Deux ans après avoir signé Stargate la Porte des étoiles, ambitieux space opera à tendance pseudo-historique récompensé d'un joli succès public, Roland Emmerich livra en 1996 Independence Day, inexplicable carton planétaire dont l'indigence évidente laisse aujourd'hui les nouvelles générations de spectateurs pantois. Autant le dire tout de suite j'ai abhorré ce film dès mon premier visionnage au cinéma, horrifié par l'injure transpirant de chacun de ses photogrammes. Pourquoi ? Pour sa démagogie et son patriotisme puants, pour ses poncifs et ses personnages caricaturaux, pour son scénario paresseux qui tout en alignant les facilités narratives avec un cynisme déconcertant (Smith qui assomme un alien d'une seule droite, les héros qui pénètrent puis piratent sans grand problème le vaisseau-mère des envahisseurs) pillait sans vergogne Spielberg (parangon ultime d'Emmerich), le cinéma catastrophe, H.G. Wells, la série V (les vaisseaux stationnaires au-dessus des villes), Star Wars (la bataille dans les tranchées), Terminator 2 (pour les visions de Sarah Connor du Jugement dernier) et Les Soucoupes volantes attaquent. Car Emmerich et son pote Devlin n'avaient visiblement pas la moindre ambition de renouveler le genre de la science-fiction, ils se servaient ici simplement du vieil argument de l'invasion alien pour livrer un métrage propagandiste dont le propos paternaliste (l'Amérique réunit toutes les nations sous son égide et sauve à elle-seule le monde) s'est vu inexplicablement récompensé de près d'un milliard de dollars de recettes à travers le monde.


Il faut d'ailleurs souligner que le film d'Emmerich ne fut à l'origine qu'une commande opportuniste de la Fox, désireuse de faire un pied de nez au film Mars Attacks produit par la Warner. Initiée bien après celle du film de Burton, la production d'ID4 fut pliée en moins d'un an pour une sortie anniversaire le jour de la fête nationale américaine, c'est vous dire à quel point le film fut odieusement torché et calibré de manière à satisfaire le plus large public (le chien bordel, Emmerich le sauve là où Burton se fera un plaisir de le désintégrer).
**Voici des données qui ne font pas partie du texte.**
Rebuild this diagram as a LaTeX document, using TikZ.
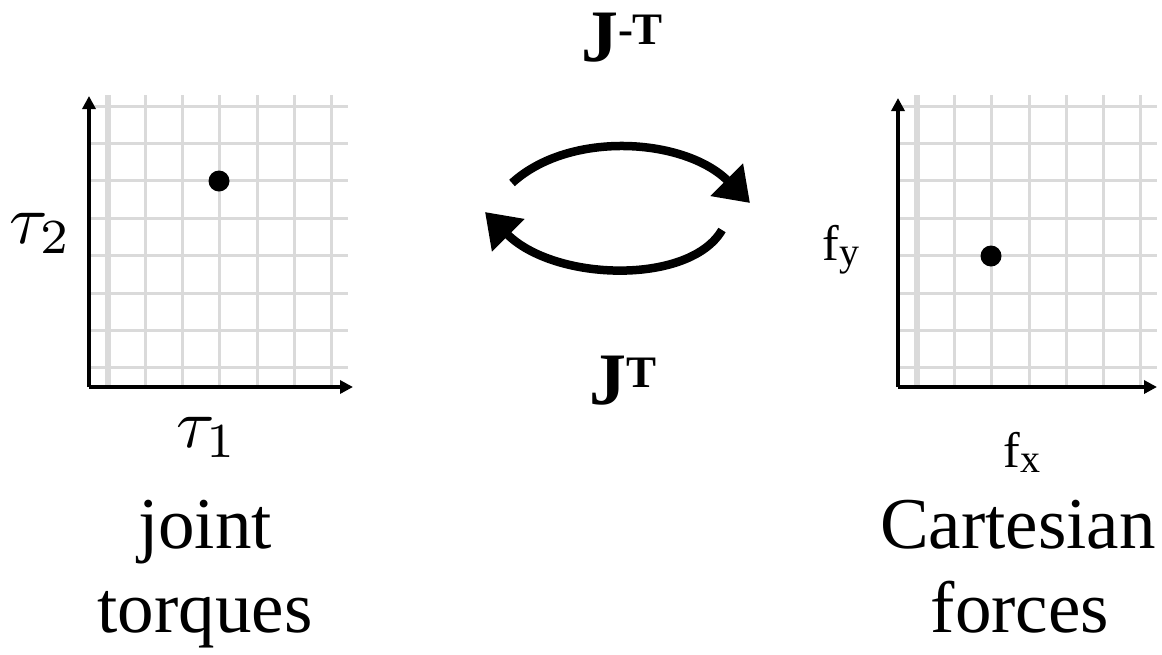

D'où le degré ahurissant de bêtise d'une bande surfriquée de plus de deux heures qui aligne à un rythme ennuyeux toute une pléthore de passages obligés (la mort inévitable du meilleur pote du héros, le discours galvanisant du président du mond... des Etats-Unis, ce dernier célébré comme le messie, le sacrifice de l'ivrogne héroïque) à peine rehaussés par quelques maigres idées de mise en scène (l'arrivée des soucoupes dans un ciel embrasé annonçant une apocalypse biblique) et des SFX qui s'ils étaient relativement impressionnants en 96 (toute la promotion du film s'est d'ailleurs faite sur ceux-ci), sont aujourd'hui largement périmés.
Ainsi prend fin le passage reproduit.